En somme, l’évolution de tamazight reste précaire moins dans la pertinence des textes officiels, régissant la politique de l’Etat en la matière (Constitution, lois d’orientation, programme du président de la République, programme du gouvernement), que dans la gestion scolaire institutionnelle de ce fondement et attribut de la nation.

  • Vous restez toutefois optimiste en déclarant que le  «processus de réhabilitation de cette constante identitaire nationale sera davantage renforcé et consolidé» cette année. Qu’en est-il ?

C’est le 70e anniversaire du déclenchement de la Révolution de Novembre 54. Tous les défenseurs de cette mission noble de réhabilitation et de promotion de l’amazighité sont viscéralement attachés à l’unité nationale et à son intégrité territoriale.

Ce courant patriotique est très fort chez nous. Il doit trouver son prolongement naturel dans la gestion institutionnelle du pays. Le HCA, comme d’autres institutions, n’en sont que les instruments. Un si vaste pays, avec un tel sentiment national, n’est pas le fruit du hasard.

La géographie ne suffit pas quand elle n’est pas adossée, à l’évidence, à des ancrages historiques et des convergences démographiques, culturelles, linguistiques, militaires majeures, comme celles du 1er Novembre et bien avant. Pour cela, nous avons des propositions concrètes !

  • La cérémonie d’attribution du Prix du président de la République pour la littérature et la langue amazighes aura lieu le jeudi 11 janvier. Y a-t-il un engouement des auteurs pour ce prix qui en est à sa 4e édition ?

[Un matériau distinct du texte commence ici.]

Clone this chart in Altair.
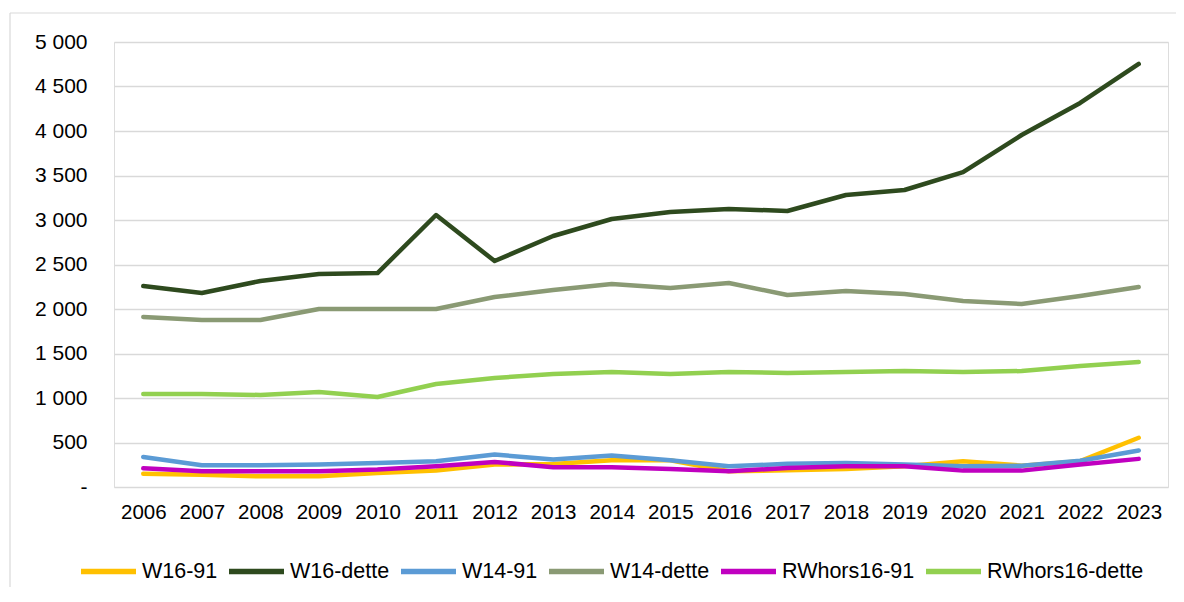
import altair as alt
import pandas as pd

years = [str(y) for y in range(2006, 2024)]
series_names = ["W16-91", "W16-dette", "W14-91", "W14-dette", "RWhors16-91", "RWhors16-dette"]
series_colors = ["#FFC000", "#2E4A1E", "#5B9BD5", "#8A9A74", "#C000C0", "#92D050"]

w16_91 = [150, 139, 120, 120, 158, 184, 252, 259, 300, 300, 177, 188, 203, 233, 290, 240, 290, 553]
w16_dette = [2258, 2180, 2315, 2393, 2404, 3056, 2539, 2820, 3011, 3090, 3124, 3101, 3281, 3337, 3539, 3955, 4315, 4753]
w14_91 = [338, 244, 244, 252, 270, 290, 365, 308, 355, 300, 233, 260, 270, 252, 233, 240, 295, 410]
w14_dette = [1910, 1876, 1876, 2000, 2000, 2000, 2135, 2213, 2281, 2236, 2292, 2157, 2202, 2168, 2090, 2056, 2146, 2247]
rw16_91 = [210, 177, 177, 177, 196, 233, 282, 222, 222, 203, 177, 214, 233, 233, 184, 184, 252, 316]
rw16_dette = [1045, 1045, 1034, 1067, 1011, 1157, 1225, 1270, 1292, 1270, 1292, 1281, 1292, 1303, 1292, 1303, 1360, 1404]

y_ticks = [0, 500, 1000, 1500, 2000, 2500, 3000, 3500, 4000, 4500, 5000]

all_series = [w16_91, w16_dette, w14_91, w14_dette, rw16_91, rw16_dette]
rows = []
for i, (name, vals) in enumerate(zip(series_names, all_series)):
    for y, v in zip(years, vals):
        rows.append({"year": y, "series": name, "value": v, "ord": i})
df = pd.DataFrame(rows)

FONT = "Liberation Sans"
W, H = 1054, 445

lines = alt.Chart(df).mark_line(strokeWidth=4.5, strokeCap="round", strokeJoin="round").encode(
    x=alt.X("year:N", sort=years, scale=alt.Scale(padding=0.5),
            axis=alt.Axis(title=None, domain=False, ticks=False, grid=False,
                          labelAngle=0, labelFontSize=20.5, labelPadding=15,
                          labelColor="#000000", labelFont=FONT)),
    y=alt.Y("value:Q", scale=alt.Scale(domain=[0, 5000], nice=False),
            axis=alt.Axis(title=None, values=y_ticks, domain=False, ticks=False,
                          gridColor="#d9d9d9", gridWidth=1.3,
                          labelFontSize=21, labelPadding=27, labelColor="#000000", labelFont=FONT,
                          labelExpr="datum.value == 0 ? '-\u00a0\u00a0' : replace(format(datum.value, ','), ',', ' ')")),
    color=alt.Color("series:N", scale=alt.Scale(domain=series_names, range=series_colors),
                    legend=alt.Legend(title=None, orient="none", direction="horizontal",
                                      legendX=-36, legendY=499, gridAlign="none",
                                      symbolType="stroke", symbolSize=3025, symbolStrokeWidth=5.5,
                                      labelFontSize=21.5, labelFont=FONT, labelColor="#000000",
                                      labelOffset=3, columnPadding=0, labelLimit=300)),
    order=alt.Order("ord:Q"),
    detail="series:N",
)

frame_df = pd.DataFrame({"k": [0]})
frame_top = alt.Chart(frame_df).mark_rule(stroke="#d9d9d9", strokeWidth=1.2).encode(
    x=alt.value(-104), x2=alt.value(W + 40), y=alt.value(-29)
)
frame_left = alt.Chart(frame_df).mark_rule(stroke="#d9d9d9", strokeWidth=1.2).encode(
    x=alt.value(-104), y=alt.value(-29), y2=alt.value(H + 120)
)

chart = alt.layer(frame_top, frame_left, lines).properties(
    width=W, height=H,
    autosize=alt.AutoSizeParams(type="none"),
    padding={"left": 106, "top": 34, "right": 8, "bottom": 100},
).configure_view(stroke=None).configure(font=FONT)

chart.save("out.html", embed_options={"renderer": "svg", "actions": False})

Le nombre de candidats ne cesse d’augmenter depuis le lancement de ce Prix en 2020. C’est aussi un autre indicateur. Il faut relever également la répartition géographique qui couvre tout le territoire national. L’attribution du Prix du président de la République pour la littérature et la langue amazighes, adossée à la célébration officielle de Yennayer, est devenue un événement majeur dans le champ de la culture nationale.